To answer more precisely to the question:
conda (which is conda for miniconda as for Anaconda) updates all but ONLY within a specific version of a package -> major and minor. That's the paradigm.
In the documentation you will find "NOTE: Conda updates to the highest version in its series, so Python 2.7 updates to the highest available in the 2.x series and 3.6 updates to the highest available in the 3.x series."
If Wang does not gives a reproducible example, one can only assist.
e.g. is it really the virtual environment he wants to update or could Wang get what he/she wants with
conda update -n ENVIRONMENT --all
*PLEASE read the docs before executing "update --all"!
This does not lead to an update of all packages by nature. Because conda tries to resolve the relationship of dependencies between all packages in your environment, this can lead to DOWNGRADED packages without warnings.
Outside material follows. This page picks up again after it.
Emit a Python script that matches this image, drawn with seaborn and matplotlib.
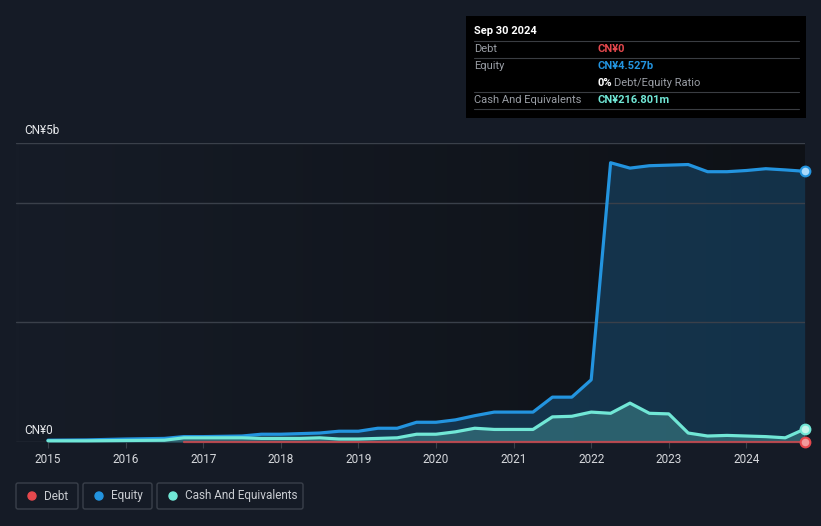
import numpy as np
import pandas as pd
import matplotlib
matplotlib.use("Agg")
import matplotlib.pyplot as plt
from matplotlib.patches import FancyBboxPatch, Rectangle, Circle
from matplotlib.colors import LinearSegmentedColormap
import seaborn as sns

# quarter ends as decimal years, values in CN¥ billions
quarters = [2015.0, 2015.5, 2016.0, 2016.5, 2016.75, 2017.0, 2017.5, 2017.75,
            2018.0, 2018.25, 2018.5, 2018.75, 2019.0, 2019.25, 2019.5, 2019.75,
            2020.0, 2020.25, 2020.5, 2020.75, 2021.0, 2021.25, 2021.5, 2021.75,
            2022.0, 2022.25, 2022.5, 2022.75, 2023.0, 2023.25, 2023.5, 2023.75,
            2024.0, 2024.25, 2024.5, 2024.75]
equity = [0.03, 0.035, 0.05, 0.06, 0.09, 0.09, 0.10, 0.13,
          0.13, 0.14, 0.15, 0.18, 0.18, 0.23, 0.23, 0.33,
          0.33, 0.37, 0.44, 0.50, 0.50, 0.50, 0.75, 0.75,
          1.04, 4.67, 4.58, 4.62, 4.63, 4.64, 4.52, 4.52,
          4.54, 4.57, 4.55, 4.527]
cash = [0.02, 0.02, 0.025, 0.03, 0.07, 0.07, 0.07, 0.06,
        0.06, 0.06, 0.07, 0.05, 0.05, 0.06, 0.07, 0.13,
        0.13, 0.17, 0.23, 0.21, 0.21, 0.21, 0.42, 0.43,
        0.50, 0.48, 0.65, 0.48, 0.47, 0.15, 0.10, 0.11,
        0.10, 0.09, 0.07, 0.2168]
debt_quarters = [2016.75, 2024.75]
debt = [0.0, 0.0]
years = list(range(2015, 2025))

BG = "#151b26"
DEBT_C = "#e5484d"
EQ_C = "#2394df"
CASH_C = "#71e7d6"
GRID_C = "#3a404a"

sns.set_style("dark")
plt.rcParams["font.family"] = ["Roboto", "DejaVu Sans"]

W, H = 821, 526
fig = plt.figure(figsize=(W / 100, H / 100), dpi=100, facecolor=BG)

x0, x1 = 2015 - 32 / 77.6, 2015 + 757 / 77.6
ax = fig.add_axes([16 / W, 1 - 442 / H, (805 - 16) / W, (442 - 143) / H])
ax.set_facecolor(BG)
ax.set_xlim(x0, x1)
ax.set_ylim(0, 5)

# background shading, darker toward the right
cmap = LinearSegmentedColormap.from_list("bg", ["#161c27", "#0e1116"])
grad = np.linspace(0, 1, 256).reshape(1, -1)
ax.imshow(grad, extent=[x0, x1, 0, 5], aspect="auto", cmap=cmap, zorder=0)

df_eq = pd.DataFrame({"date": quarters, "value": equity})
df_cash = pd.DataFrame({"date": quarters, "value": cash})
df_debt = pd.DataFrame({"date": debt_quarters, "value": debt})

ax.fill_between(df_eq["date"], df_eq["value"], color=EQ_C, alpha=0.25, lw=0, zorder=1)
ax.fill_between(df_cash["date"], df_cash["value"], color=CASH_C, alpha=0.25, lw=0, zorder=2)

line_kw = dict(solid_joinstyle="round", solid_capstyle="round", clip_on=False)
sns.lineplot(data=df_eq, x="date", y="value", color=EQ_C, lw=2.3, ax=ax, zorder=4, **line_kw)
sns.lineplot(data=df_cash, x="date", y="value", color=CASH_C, lw=2.3, ax=ax, zorder=4, **line_kw)
sns.lineplot(data=df_debt, x="date", y="value", color=DEBT_C, lw=1.6, alpha=0.75, ax=ax, zorder=3, **line_kw)

# end markers
for d, c, face in [(df_eq, EQ_C, "#a9d9fb"), (df_cash, CASH_C, "#c5f5ec"), (df_debt, DEBT_C, "#f29a9c")]:
    ax.plot(d["date"].iloc[-1], d["value"].iloc[-1], "o", ms=7, mfc=face, mec=c, mew=1.5,
            zorder=6, clip_on=False)

ax.set_yticks([0, 2, 4, 5])
ax.set_yticklabels([])
ax.grid(axis="y", color=GRID_C, lw=1)
ax.grid(axis="x", visible=False)
ax.set_axisbelow(False)
for gl in ax.get_ygridlines():
    gl.set_zorder(0.5)
ax.set_xticks(years)
ax.set_xticklabels([str(y) for y in years], color="#d6d8dc", fontsize=8.5)
ax.tick_params(axis="x", length=4, color=GRID_C, pad=4, bottom=True)
ax.tick_params(axis="y", length=0)
ax.set_xlabel("")
ax.set_ylabel("")
for s in ax.spines.values():
    s.set_visible(False)

# overlay in pixel coordinates for labels, tooltip and legend
ov = fig.add_axes([0, 0, 1, 1], facecolor="none")
ov.set_xlim(0, W)
ov.set_ylim(H, 0)
ov.axis("off")

ov.text(24, 131, "CN¥5b", color="#e6e8eb", fontsize=8.5, va="center", ha="left")
ov.text(24, 431, "CN¥0", color="#e6e8eb", fontsize=8.5, va="center", ha="left")

# tooltip
ov.add_patch(Rectangle((466, 16), 340, 102, facecolor="#000000", edgecolor="none"))
ov.text(474, 31, "Sep 30 2024", color="#ffffff", fontsize=8, fontweight="bold", va="center")
for yy in [41, 58, 92, 109]:
    ov.plot([474, 799], [yy, yy], color="#3a3d42", lw=0.8)
lab_c = "#9a9ea5"
ov.text(474, 49, "Debt", color=lab_c, fontsize=8, va="center")
ov.text(597, 49, "CN¥0", color=DEBT_C, fontsize=8, fontweight="bold", va="center")
ov.text(474, 66, "Equity", color=lab_c, fontsize=8, va="center")
ov.text(597, 66, "CN¥4.527b", color=EQ_C, fontsize=8, fontweight="bold", va="center")
ov.text(597, 83, "0%", color="#ffffff", fontsize=8, fontweight="bold", va="center")
ov.text(614, 83, "Debt/Equity Ratio", color=lab_c, fontsize=8, va="center")
ov.text(474, 100, "Cash And Equivalents", color=lab_c, fontsize=8, va="center")
ov.text(597, 100, "CN¥216.801m", color=CASH_C, fontsize=8, fontweight="bold", va="center")

# legend boxes
legend_items = [("Debt", DEBT_C, 16, 78), ("Equity", EQ_C, 83, 152),
                ("Cash And Equivalents", CASH_C, 157, 303)]
for name, c, lx, rx in legend_items:
    ov.add_patch(FancyBboxPatch((lx, 483), rx - lx, 26, boxstyle="round,pad=0,rounding_size=2",
                                facecolor="none", edgecolor="#3a404a", lw=1))
    ov.add_patch(Circle((lx + 16, 496), 4, color=c))
    ov.text(lx + 28, 496, name, color="#c9ccd1", fontsize=8.5, va="center")

fig.savefig("out.png", dpi=100, facecolor=BG)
If you only want to update almost all, you can create a pin file
echo "conda ==4.0.0" >> ~/miniconda3/envs/py35/conda-meta/pinned
echo "numpy 1.7.*" >> ~/miniconda3/envs/py35/conda-meta/pinned
before running the update. conda issues not pinned
If later on you want to ignore the file in your env for an update, you can do:
conda update --all --no-pin
You should not do update --all. If you need it nevertheless you are saver to test this in a cloned environment.
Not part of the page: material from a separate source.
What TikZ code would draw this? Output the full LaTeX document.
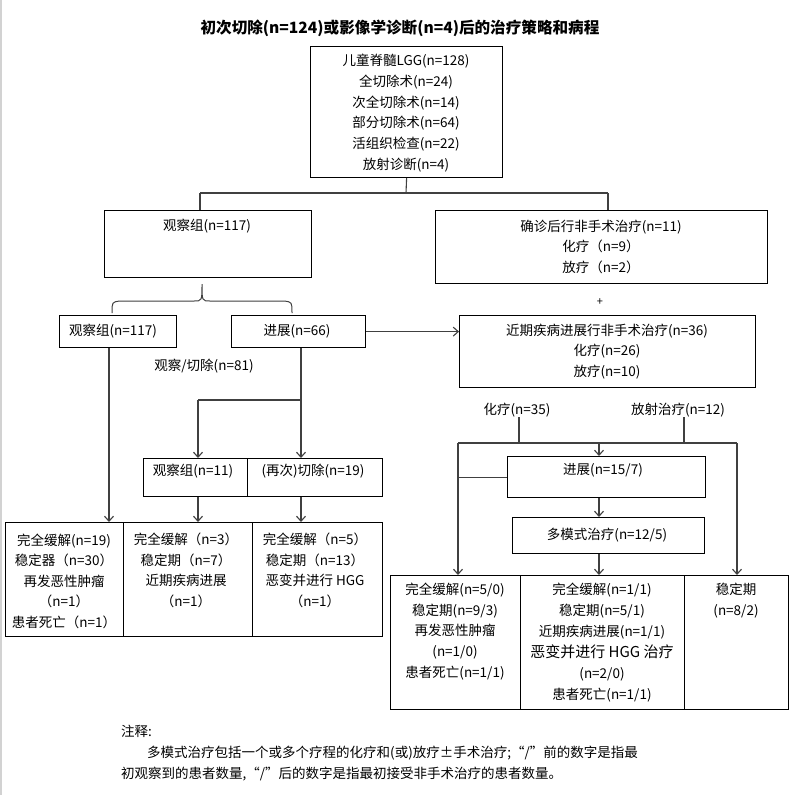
\documentclass[tikz,border=0pt]{standalone}
\usepackage{fontspec}
\setmainfont{Noto Sans CJK SC}
\usetikzlibrary{arrows.meta}
\tikzset{
  box/.style={draw=black, line width=1.2pt, anchor=north west, inner sep=0pt},
  conn/.style={draw=black!75, line width=1.1pt},
  arr/.style={conn, -{Straight Barb[length=5pt,width=9pt]}},
  txt/.style={font=\fontsize{13.5}{20.8}\selectfont, align=center, inner sep=0pt, text=black},
  note/.style={font=\fontsize{13.5}{15}\selectfont, inner sep=0pt, anchor=west, text=black},
}
\begin{document}
\begin{tikzpicture}[x=1pt, y=-1pt]
\useasboundingbox (0,0) rectangle (797,795);
\fill[white] (0,0) rectangle (797,795);
\draw[gray!35, line width=2pt] (1,0) -- (1,795);

% title
\node[inner sep=0pt, font=\bfseries\fontsize{15.6}{18}\selectfont] (title) at (400,28) {初次切除(n=124)或影像学诊断(n=4)后的治疗策略和病程};

% top box
\node[box, minimum width=192pt, minimum height=131pt] (top) at (310,46) {};
\node[txt] (toptxt) at (406,113) {儿童脊髓LGG(n=128)\\全切除术(n=24)\\次全切除术(n=14)\\部分切除术(n=64)\\活组织检查(n=22)\\放射诊断(n=4)};

% level 2
\node[box, minimum width=207pt, minimum height=67pt] (obs1) at (104,210) {};
\node[txt] (obs1txt) at (207,226) {观察组(n=117)};
\node[box, minimum width=332pt, minimum height=73pt] (diag) at (435,210) {};
\node[txt, font=\fontsize{13.5}{20.5}\selectfont] (diagtxt) at (601,246.5) {确诊后行非手术治疗(n=11)\\化疗（n=9）\\放疗（n=2）};

\coordinate (jt) at (406,193);
\coordinate (jl) at (200,193);
\coordinate (jr) at (608,193);
\draw[conn] (top.south) -- (jt);
\draw[conn] (jl) -- (jr);
\draw[conn] (jl) -- (jl |- obs1.north);
\draw[conn] (jr) -- (jr |- diag.north);

% brace
\draw[conn, line width=1pt] (112,313) .. controls (112,302) .. (120,301) -- (194,301) .. controls (202,301) .. (202,284)
  .. controls (202,301) .. (210,301) -- (284,301) .. controls (292,302) .. (292,313);
\node[inner sep=0pt, font=\fontsize{11}{12}\selectfont] (plus) at (600,302) {+};

% level 3
\node[box, minimum width=117pt, minimum height=32pt] (obs2) at (59,315) {};
\node[txt] (obs2txt) at (113,331) {观察组(n=117)};
\node[box, minimum width=134pt, minimum height=32pt] (prog) at (231,315) {};
\node[txt] (progtxt) at (297,331) {进展(n=66)};
\node[box, minimum width=296pt, minimum height=72pt] (near) at (459,315) {};
\node[txt, font=\fontsize{13.5}{20.5}\selectfont] (neartxt) at (607,351.5) {近期疾病进展行非手术治疗(n=36)\\化疗(n=26)\\放疗(n=10)};
\draw[arr] (prog.east) -- (prog.east -| near.west);
\node[txt] (obsres) at (204,366) {观察/切除(n=81)};

% level 4 left
\node[box, minimum width=104pt, minimum height=38pt] (obs3) at (143,458) {};
\node[txt] (obs3txt) at (193,471) {观察组(n=11)};
\node[box, minimum width=135pt, minimum height=38pt] (res) at (247,458) {};
\node[txt] (restxt) at (313,471) {(再次)切除(n=19)};

\coordinate (a1) at (109,0);
\coordinate (b1) at (301,400);
\coordinate (b0) at (198,400);
\draw[conn] (prog.south -| b1) -- (b1) -- (b0);
\draw[arr] (b0) -- (b0 |- obs3.north);
\draw[arr] (b1) -- (b1 |- res.north);

% bottom left row
\node[box, minimum width=118pt, minimum height=114pt] (bl1) at (5,522) {};
\node[box, minimum width=129pt, minimum height=114pt] (bl2) at (123,522) {};
\node[box, minimum width=130pt, minimum height=114pt] (bl3) at (252,522) {};
\node[txt, font=\fontsize{13.5}{20.5}\selectfont] (bl1txt) at (64,581) {完全缓解(n=19)\\稳定器（n=30）\\再发恶性肿瘤\\（n=1）\\患者死亡（n=1）};
\node[txt, font=\fontsize{13.5}{20.5}\selectfont] (bl2txt) at (186,570.5) {完全缓解（n=3）\\稳定期（n=7）\\近期疾病进展\\（n=1）};
\node[txt, font=\fontsize{13.5}{20.5}\selectfont] (bl3txt) at (315,570.5) {完全缓解（n=5）\\稳定期（n=13）\\恶变并进行 HGG\\（n=1）};
\draw[arr] (obs2.south -| a1) -- (bl1.north -| a1);
\draw[arr] (obs3.south -| b0) -- (bl2.north -| b0);
\draw[arr] (res.south -| b1) -- (bl3.north -| b1);

% right branch
\node[txt] (chem) at (517,410) {化疗(n=35)};
\node[txt] (rad) at (678,410) {放射治疗(n=12)};
\coordinate (r1) at (519,443);
\coordinate (r2) at (684,443);
\coordinate (rl) at (458,443);
\coordinate (rr) at (737,443);
\coordinate (rc) at (599,443);
\node[box, minimum width=198pt, minimum height=41pt] (p2) at (507,456) {};
\node[txt] (p2txt) at (603,470) {进展(n=15/7)};
\node[box, minimum width=192pt, minimum height=36pt] (mm) at (512,517) {};
\node[txt] (mmtxt) at (607,535) {多模式治疗(n=12/5)};

\node[box, minimum width=130pt, minimum height=134pt] (br1) at (390,575) {};
\node[box, minimum width=164pt, minimum height=134pt] (br2) at (520,575) {};
\node[box, minimum width=104pt, minimum height=134pt] (br3) at (684,575) {};
\node[txt] (br1txt) at (455,631.5) {完全缓解(n=5/0)\\稳定期(n=9/3)\\再发恶性肿瘤\\(n=1/0)\\患者死亡(n=1/1)};
\node[txt, font=\fontsize{13.5}{21}\selectfont] (br2txt) at (602,642.5) {完全缓解(n=1/1)\\稳定期(n=5/1)\\近期疾病进展(n=1/1)\\{\fontsize{15}{21}\selectfont 恶变并进行 HGG 治疗}\\(n=2/0)\\患者死亡(n=1/1)};
\node[txt] (br3txt) at (736,600.5) {稳定期\\(n=8/2)};

\draw[conn] (r1 |- chem.south) -- (r1);
\draw[conn] (r2 |- rad.south) -- (r2);
\draw[conn] (rl) -- (rr);
\draw[arr] (rc) -- (rc |- p2.north);
\draw[conn] (p2.west) -- (p2.west -| rl);
\draw[arr] (rl) -- (rl |- br1.north);
\draw[arr] (rr) -- (rr |- br3.north);
\draw[arr] (p2.south -| rc) -- (mm.north -| rc);
\draw[arr] (mm.south -| rc) -- (br2.north -| rc);

% notes
\node[note] (n0) at (121,731) {注释:};
\node[note] (n1) at (147,753) {多模式治疗包括一个或多个疗程的化疗和(或)放疗±手术治疗;“/”前的数字是指最};
\node[note] (n2) at (121,774) {初观察到的患者数量,“/”后的数字是指最初接受非手术治疗的患者数量。};
\end{tikzpicture}
\end{document}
First step should always be to backup your current specification:
conda list -n py35 --explicit
(but even so there is not always a link to the source available - like for jupyterlab extensions)
Next you can clone and update:
conda create -n py356 --clone py35
conda activate py356
conda config --set pip_interop_enabled True # for conda>=4.6
conda update --all
Currently I would use mamba (or micromamba) as conda pkg-manager replacement
Because the idea of conda is nice but it is not working out very well for complex environments I personally prefer the combination of
poetry [as superior pip/conda .-)] (intro poetry2nix).
Alternatively you can use
mach-nix (where you only need you requirements file. It resolves and builds environments best.
On Linux / macOS you could use nix like
nix-env -iA nixpkgs.python37
to enter an environment that has e.g. in this case Python3.7 (for sure you can change the version)
or as a very good Python (advanced) environment you can use mach-nix (with nix) like
mach-nix env ./env -r requirements.txt
(which even supports conda [but currently in beta])
or via api like
nix-shell -p nixFlakes --run "nix run github:davhau/mach-nix#with.ipython.pandas.seaborn.bokeh.scikit-learn "
Finally if you really need to work with packages that are not compatible due to its dependencies, it is possible with technologies like NixOS/nix-pkgs.